On 5/18/2011 3:39 PM, Shawn Heisey wrote:
I am having a problem that IMHO should be solved by the
following in main.cf. I am using version 2.7.1 in Debian squeeze:

smtpd_data_restrictions =
permit_mynetworks,
reject_unauth_pipelining,
reject_multi_recipient_bounce

This says to me that if the host is listed in mynetworks, it
should stop looking at the rest of the restrictions. This
doesn't happen. The log complains about improper command
pipelining, and the SMTP conversation sends a 503. I have done
some testing, and have learned that
reject_multi_recipient_bounce *IS* ignored if the source
matches mynetworks, and takes effect if the source is not
listed there.

The client that's doing this is xymon, a monitoring
application. It sends "mail" followed by "quit" and looks for
a 220 response. The code is not flexible enough to do it
properly, which means sending helo, waiting for a response,
then sending some useful test command and waiting for another
response.

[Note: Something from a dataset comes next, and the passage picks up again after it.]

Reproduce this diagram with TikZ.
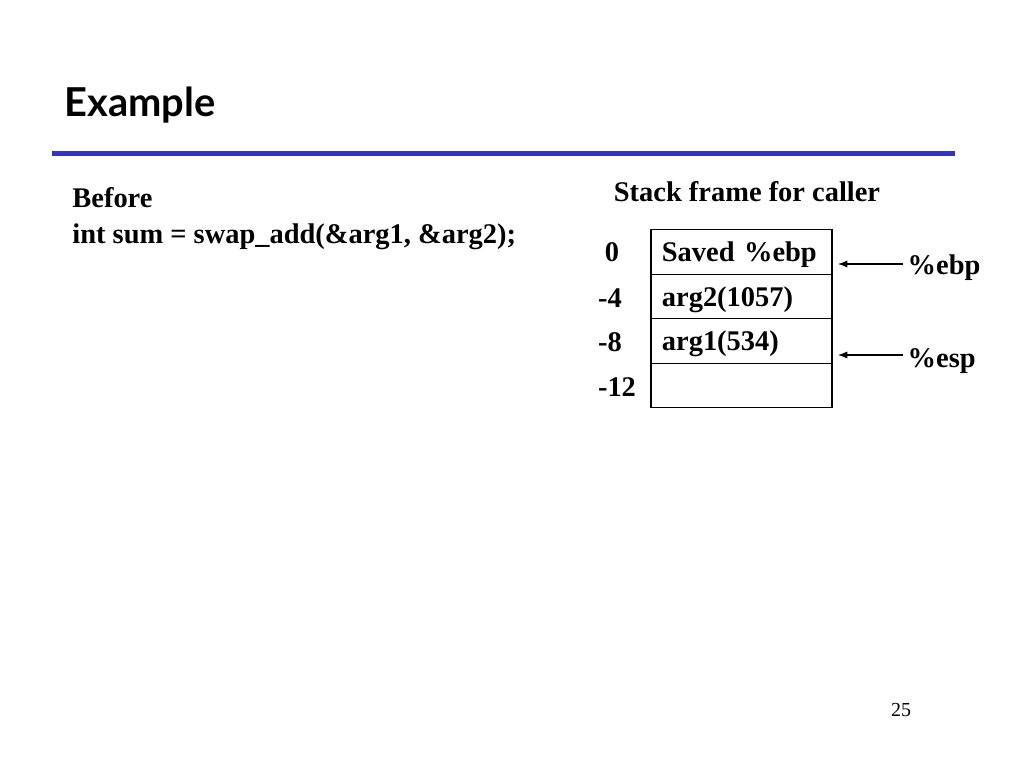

The test does pass, because the first thing the
server sends is a 220.

Am I running into expected behavior? I agree with the notion
that unauthorized pipelining is bad, but what if I have a
broken system that I am forced to use? Shouldn't I be able,
through either permit_mynetworks or another mechanism, to
allow that client to do it while denying everyone else? I am
not hampered by what I've discovered, but I consider it to be
a bug that should be fixed, because it might affect someone else.

I filed a bug on this problem with the Debian project some
time ago, but aside from one person who privately sent me a
link to a general postfix howto for Ubuntu, I've gotten no
response.

http://bugs.debian.org/cgi-bin/bugreport.cgi?bug=604707

Thanks,
Shawn



Show "postconf -n" (all of it, not just snips) and logging demonstrating the problem.